After the painting was consigned to Sotheby’s from the estate of Dolores Ormandy Neumann, who acquired the work from the Tony Shafrazi Gallery in SoHo in 1983 for approximately $15,000, widower Hubert Neumann went to New York State Supreme Court to challenge the sale, claiming he had been illegally disinherited from his wife’s estate and that his art gallerist daughter Belinda went behind the family’s back to convince her then terminally ill mother to will 80 percent of the painting to her. The court rejected his claim for an injunction.

“The price was O.K.,” said retired dealer Tony Shafrazi as he exited the salesroom, “but it should have been more.

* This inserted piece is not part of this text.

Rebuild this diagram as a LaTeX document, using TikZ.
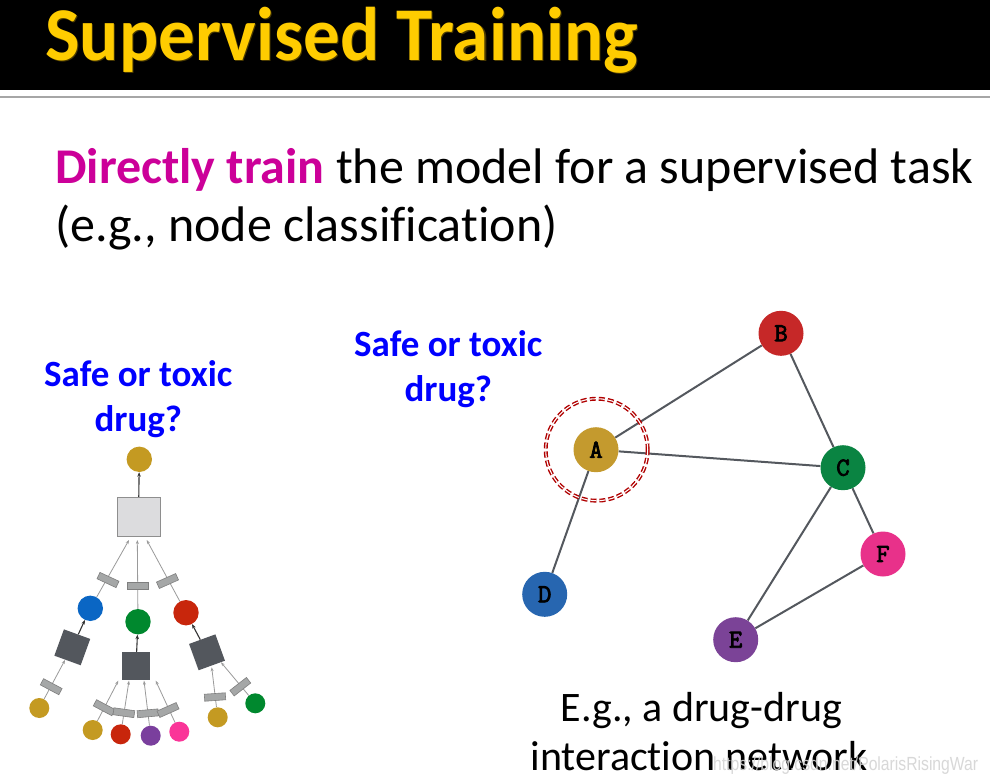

There doesn’t seem to be any bearing on history or value.” Shafrazi originally exhibited the work in the “Champions” exhibition in 1983. He added, “The market has its own mind.”

Though a rousing success, the sale fueled some frustration. “Real collectors can’t get in,” said seasoned Miami collector Martin Margulies, as he headed to the bank of elevators, “you just can’t compete with the global billionaires.”

The evening action resumes on Thursday with a double-header of postwar and contemporary art at Phillips and Christie’s.